Il conviendra de mettre en balance les règles de confidentialité et de gestion des données personnelles avec la mise en œuvre de ce droit.
Sur les modalités de mise en place du congé menstruel ?
Alors que certaines entreprises ont instauré le congé menstruel par accord collectif d’entreprise spécifique (Accord Aéronef, 01/09/2023), d’autres ont préféré l’inclure dans un accord sur la négociation annuelle obligatoire (Accord NAO, Métro France du 24/02/2023), ou encore l’instaurer par le biais d’une charte dédiée (Louis Design).
Pour certaines municipalités, il est prévu un mécanisme d'autorisation spéciale d'absence rémunérée, sans jour de carence.
Sur le nombre de jours de congés sont accordés ?
Certaines entreprises ont précisé le nombre de jours de congés menstruels accordé par mois (un jour par mois pour l’entreprise Louis, deux jours de congés par mois pour la société Métro). D’autres ont au contraire préféré fixer un nombre de jours par an, à l’instar de la société Aéronef (13 jours de congés supplémentaires par an, qui peuvent toutefois être pris dans la limite de 3 jours par mois).
Sur les modalités de pose des congés menstruels ?
Les différentes mesures mises en place par les entreprises à ce sujet présentent un caractère facultatif et précisent également :
- le caractère fractionnable ou non des jours de congés accordés et/ou la possibilité d’un éventuel report sur le mois suivant ;
- les modalités de pose du congé : journée ou demi-journée, délai de prévenance, modalités d’information du manager et/ou du service des ressources humaines.

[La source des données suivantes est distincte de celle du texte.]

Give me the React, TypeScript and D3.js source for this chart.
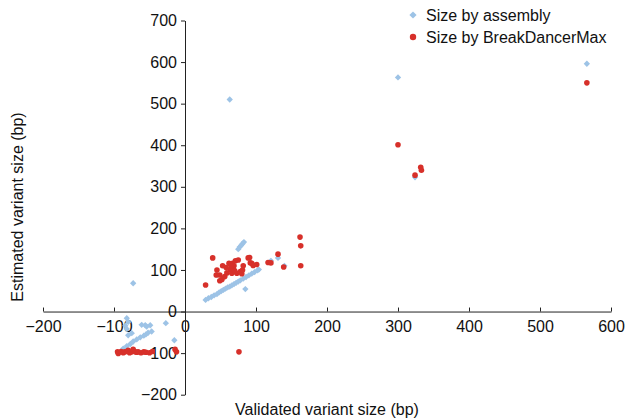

Enfin, l’opportunité du télétravail, comme alternative au congé menstruel, est parfois également envisagée (Métro France ou encore Louis Design).
Pour les opposants au dispositif, les arguments invoqués sont suivants : rupture d’égalité entre les femmes et les hommes, risques d’abus. Toutefois sur ce dernier point, les entreprises ont choisi de miser sur la confiance à l’égard des salariés concernés.
A l’heure où l’égalité entre les femmes et les hommes et la qualité de vie au travail sont au cœur des préoccupations, l’instauration d’un droit à un congé menstruel en est une nouvelle illustration dont il faudra néanmoins rapidement appréhender les enjeux.